En ese contexto, durante su proceso de recuperación de una adicción al alcohol, la madre recurre a su asesor. “Si lo mando a espiar, toca el timbre”, dice con un tono frío y seco, refiriéndose a su marido. La frase, cargada de sarcasmo y resignación, es solo una pincelada del tono de Desmontando a un elefante, película (ha llegado a los cines este viernes) que rehúye los estereotipos habituales al abordar un tema tan complejo como este. En cada gesto, el director, el catalán Aitor Echeverría (que aquí debuta de largo y ya exploró este universo en 2020 con el corto Morir cada día) opta por una aproximación más psicológica que emocional. Los silencios, la soledad y la luz omnipresente en cada escena —con esas enormes cristaleras de una casa situada en un barrio privilegiado de la parte alta de Barcelona— construyen un contraste inquietante: en un entorno donde todo parece perfecto, no hay espacio para problemas como este.

Siempre hay sospechas. Siempre hay miedo

Marga (Emma Suárez) es una mujer de éxito: una arquitecta bohemia que ha consolidado su prestigio profesional, pero que, en la intimidad, encuentra refugio en los puzles. La adaptación a una nueva vida conlleva métodos, rutinas y normas estrictas: horarios, calendarios, incluso el momento dedicado a programas triviales en la televisión. Esto, como casi todo en la vida, se convierte en un juego: ceder y resistir. Una dinámica que también aplica a la danza que practica Blanca (Natalia de Molina), la hija que observa, cuida y vigila a su madre. La otra hija, ajena a la situación, vive en Francia. Blanca, en cambio, está inmersa en un equilibrio precario, intentando entender cómo todo lo que ocurre afecta a su vida y a la de los demás. La tensión flota en cada segundo: en el hospital, en la cena de Nochebuena donde todos brindan con agua, cuando Blanca huele la ropa de su madre en busca de pruebas... Siempre hay sospechas. Siempre hay miedo.

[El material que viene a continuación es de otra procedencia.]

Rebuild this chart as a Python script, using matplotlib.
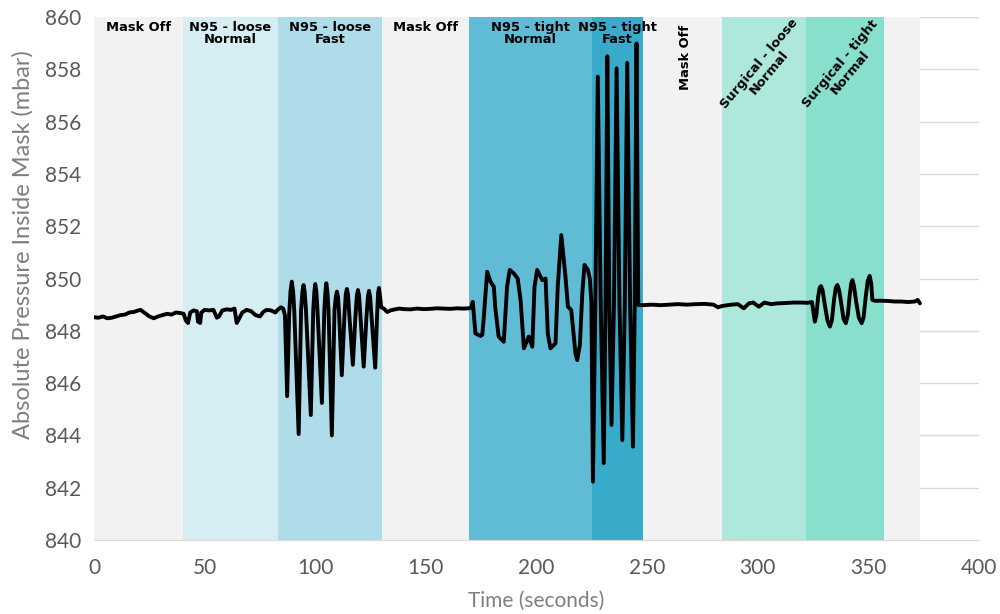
import matplotlib
matplotlib.use("Agg")
import matplotlib.pyplot as plt
import numpy as np

# Tramos del ensayo (inicio, fin, color, etiqueta)
tramo_inicio = [0, 40, 83, 130, 169.5, 225, 248, 284, 322, 357]
tramo_fin = [40, 83, 130, 169.5, 225, 248, 284, 322, 357, 373.5]
tramo_color = ['#f2f2f2', '#d6edf4', '#afdce9', '#f2f2f2', '#60bbd4',
               '#38abca', '#f2f2f2', '#aee8dc', '#88dfcd', '#f2f2f2']
tramo_texto = ['Mask Off', 'N95 - loose\nNormal', 'N95 - loose\nFast', 'Mask Off',
               'N95 - tight\nNormal', 'N95 - tight\nFast', 'Mask Off',
               'Surgical - loose\nNormal', 'Surgical - tight\nNormal', '']
tramo_rot = [0, 0, 0, 0, 0, 0, 90, 50, 50, 0]

t_off1 = [0, 2, 4, 6, 8, 10, 12, 14, 16, 18, 20, 21, 23, 25, 27, 29, 31, 33, 35, 37, 39]
p_off1 = [848.52, 848.5, 848.55, 848.48, 848.5, 848.55, 848.6, 848.62, 848.7, 848.72, 848.78,
          848.8, 848.68, 848.55, 848.48, 848.55, 848.6, 848.65, 848.62, 848.7, 848.68]

t_n95_ln = [40.5, 41.5, 42.5, 43.5, 45, 46.5, 47, 48, 48.5, 50, 52, 54, 55.5, 56.5, 58, 60, 62,
            63.5, 64.5, 65.5, 67, 69, 71, 73, 75, 76.5, 78, 80, 82]
p_n95_ln = [848.65, 848.4, 848.3, 848.7, 848.78, 848.75, 848.35, 848.3, 848.7, 848.8, 848.78,
            848.8, 848.5, 848.55, 848.78, 848.82, 848.8, 848.85, 848.3, 848.45, 848.7, 848.8,
            848.75, 848.6, 848.55, 848.72, 848.8, 848.78, 848.7]

t_n95_lf = [83, 84.5, 85.5, 86.3, 87.3, 88.2, 88.8, 89.4, 90.0, 90.5, 92.5, 93.6, 94.2, 94.7,
            95.2, 95.8, 98, 99.1, 99.6, 100, 100.5, 101, 103, 104.1, 104.6, 105, 105.5, 106,
            107.5, 108.7, 109.3, 109.8, 110.3, 110.8, 112, 113.2, 113.8, 114.3, 114.8, 115.4,
            117, 118.2, 118.8, 119.3, 119.8, 120.4, 121.9, 123.2, 123.8, 124.3, 124.8, 125.4,
            127.1, 128.0, 128.4, 128.8, 129.3, 129.8, 131]
p_n95_lf = [848.8, 848.9, 848.85, 848.6, 845.5, 848.6, 849.5, 849.88, 849.5, 848.8, 844.05,
            848.8, 849.5, 849.75, 849.5, 848.8, 844.78, 848.8, 849.5, 849.79, 849.5, 848.8,
            845.24, 848.8, 849.5, 849.82, 849.5, 848.8, 844.0, 848.8, 849.3, 849.5, 849.3,
            848.6, 846.3, 848.6, 849.4, 849.6, 849.4, 848.6, 846.7, 848.6, 849.35, 849.56,
            849.35, 848.6, 846.63, 848.6, 849.3, 849.53, 849.3, 848.6, 846.59, 848.7, 849.45,
            849.64, 849.3, 848.9, 848.85]

t_off2 = [132.5, 134, 136, 138, 140, 143, 146, 149, 152, 155, 158, 161, 164, 167, 169.5]
p_off2 = [848.72, 848.78, 848.82, 848.85, 848.83, 848.82, 848.85, 848.83, 848.84,
          848.86, 848.85, 848.84, 848.86, 848.85, 848.86]

t_n95_tn = [170.5, 171.2, 172.4, 174.7, 175.5, 176.2, 177.7, 179.2, 180.7, 181.4, 182.9, 185.2,
            186.7, 187.9, 189.7, 191.5, 192.8, 194.3, 196.5, 198.1, 199.1, 200.3, 202.6, 204.1,
            205.1, 206.3, 208.6, 209.6, 211.2, 213.1, 214.2, 215.7, 217.6, 218.4, 219.6, 220.7,
            221.7, 223.2, 224.1, 224.8]
p_n95_tn = [848.9, 849.11, 847.9, 847.8, 847.85, 848.54, 850.26, 849.88, 849.69, 848.86, 847.78,
            847.58, 849.69, 850.33, 850.2, 850.0, 849.18, 847.33, 847.78, 847.39, 849.69, 850.33,
            849.94, 850.0, 847.9, 847.33, 847.52, 849.69, 851.66, 850.07, 848.92, 848.8, 847.14,
            846.88, 847.46, 849.43, 850.52, 850.33, 850.0, 849.1]

t_n95_tf = [225.5, 226.6, 227.7, 229, 230.4, 231.2, 232.0, 232.9, 233.9, 235, 236.2, 237.5,
            238.8, 239.9, 241.0, 242.3, 243.6, 244.4, 245.2, 246.0]
p_n95_tf = [842.23, 849.0, 857.72, 849.2, 842.94, 849.0, 858.5, 849.1, 844.4, 849.0, 858.04,
            849.0, 843.82, 849.0, 858.25, 849.0, 843.57, 849.0, 858.99, 848.99]

t_off3 = [248, 252, 256, 260, 264, 268, 272, 276, 280, 282, 284, 288, 291, 293.7, 296, 298,
          300.5, 303, 306, 309, 312, 316, 320, 322.5]
p_off3 = [848.98, 849.0, 848.98, 849.0, 849.02, 849.0, 849.02, 849.03, 849.0, 848.9, 848.95,
          849.0, 849.02, 848.86, 849.05, 849.08, 848.92, 849.08, 849.02, 849.05, 849.06, 849.08,
          849.08, 849.07]

t_surg = [324.5, 325.2, 325.8, 326.5, 327.3, 328.0, 328.6, 329.3, 330.3, 331.5, 332.6, 333.5,
          334.5, 335.3, 336, 336.8, 337.8, 338.8, 339.8, 340.7, 341.5, 342.2, 342.8, 343.5,
          344.5, 345.7, 347, 347.8, 348.8, 349.7, 350.6, 351.3, 351.8, 353, 356, 359, 362,
          365, 368, 371, 372.3, 373.3]
p_surg = [849.1, 848.7, 848.35, 848.6, 849.3, 849.65, 849.71, 849.55, 849.0, 848.4, 848.16,
          848.4, 849.2, 849.65, 849.75, 849.55, 849.0, 848.45, 848.29, 848.6, 849.3, 849.8,
          849.94, 849.7, 849.1, 848.5, 848.29, 848.5, 849.3, 849.9, 850.1, 849.8, 849.18,
          849.15, 849.15, 849.14, 849.12, 849.12, 849.1, 849.12, 849.18, 849.05]

tiempo = t_off1 + t_n95_ln + t_n95_lf + t_off2 + t_n95_tn + t_n95_tf + t_off3 + t_surg
presion = p_off1 + p_n95_ln + p_n95_lf + p_off2 + p_n95_tn + p_n95_tf + p_off3 + p_surg

fuente_ejes = ['Lato', 'DejaVu Sans']

fig = plt.figure(figsize=(10, 6.14), dpi=100)
ax = fig.add_axes([0.094, 0.1205, 0.885, 0.8518])

# Bandas de fondo
for ini, fin, col in zip(tramo_inicio, tramo_fin, tramo_color):
    ax.axvspan(ini, fin, color=col, lw=0, zorder=1)

ax.plot(tiempo, presion, color='black', lw=2.8, zorder=3,
        solid_joinstyle='round', solid_capstyle='round')

# Etiquetas de cada tramo
for ini, fin, txt, rot in zip(tramo_inicio, tramo_fin, tramo_texto, tramo_rot):
    xc = (ini + fin) / 2
    if rot == 0:
        ax.text(xc, 859.85, txt, ha='center', va='top', fontsize=9.4,
                fontweight='bold', linespacing=0.95, zorder=4)
    elif rot == 90:
        ax.text(xc + 1.5, 859.7, txt, ha='center', va='top', rotation=90,
                fontsize=9.4, fontweight='bold', zorder=4)
    else:
        ax.text(xc, 858.05, txt, ha='center', va='center', rotation=rot,
                fontsize=9.4, fontweight='bold', linespacing=0.95, zorder=4,
                rotation_mode='anchor')

ax.set_xlim(0, 400)
ax.set_ylim(840, 860)
ax.set_xticks(np.arange(0, 401, 50))
ax.set_yticks(np.arange(840, 861, 2))
ax.yaxis.grid(True, color='#d9d9d9', lw=1, zorder=0)
ax.set_axisbelow(True)
ax.tick_params(length=0, labelsize=15, colors='#595959')
ax.tick_params(axis='x', pad=13)
ax.tick_params(axis='y', pad=9)
for lab in ax.get_xticklabels() + ax.get_yticklabels():
    lab.set_family(fuente_ejes)
for s in ['top', 'right', 'left']:
    ax.spines[s].set_visible(False)
ax.spines['bottom'].set_color('#d9d9d9')

ax.set_xlabel('Time (seconds)', fontsize=15, color='#7f7f7f', family=fuente_ejes, labelpad=9)
ax.set_ylabel('Absolute Pressure Inside Mask (mbar)', fontsize=17, color='#7f7f7f',
              family=fuente_ejes)
ax.yaxis.set_label_coords(-0.068, 0.565)

plt.savefig('out.png', dpi=100)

Escena del rodaje de Desmontando un elefante / Foto: Sophie Koehler

“Cuando te relajas, las cosas salen”, le dice una compañera de danza. Pero Blanca no se lo permite. Si baja la guardia, siente que todo se derrumbará. “¿Y papá?”, pregunta. “Papá es papá”, responde ella misma, resignada. El padre, en cambio, parece distante, reflexionando sobre nimiedades como las diferencias entre llamar Jean Phillipe o Félix a su futuro nieto. Según él, Félix es sinónimo de alegría, aunque como persona apenas aporte algo a la familia. “¿Qué problema hay en ser aburrido?”, argumenta con indiferencia.

En medio de este caos, Emma Suárez brilla. No parece haber una actriz más ideal para encarnar a esta mujer altiva, soberbia y, a la vez, frágil como el papel de fumar

Desmontando un elefante es un retrato del “estás o no estás”. En medio de este caos, Emma Suárez brilla. No parece haber una actriz más ideal para encarnar a esta mujer altiva, soberbia y, a la vez, frágil como el papel de fumar. Está espléndida en los momentos en que la cámara la captura sola: hablando consigo misma mientras construye una maqueta o enfrentándose al instante en que, sí, oye al elefante y todo se desmorona. No es la primera vez que Emma Suárez se sumerge en personajes complejos (como en Bajo las estrellas, Josefina o la Julieta de Almodóvar), y aquí lo hace bajo la dirección de alguien que parece haber vivido situaciones similares. Alguien que, a través de estas preguntas tan necesarias, explora lo que casi nunca se verbaliza: ¿qué tiene que pasar para que te dejes ayudar?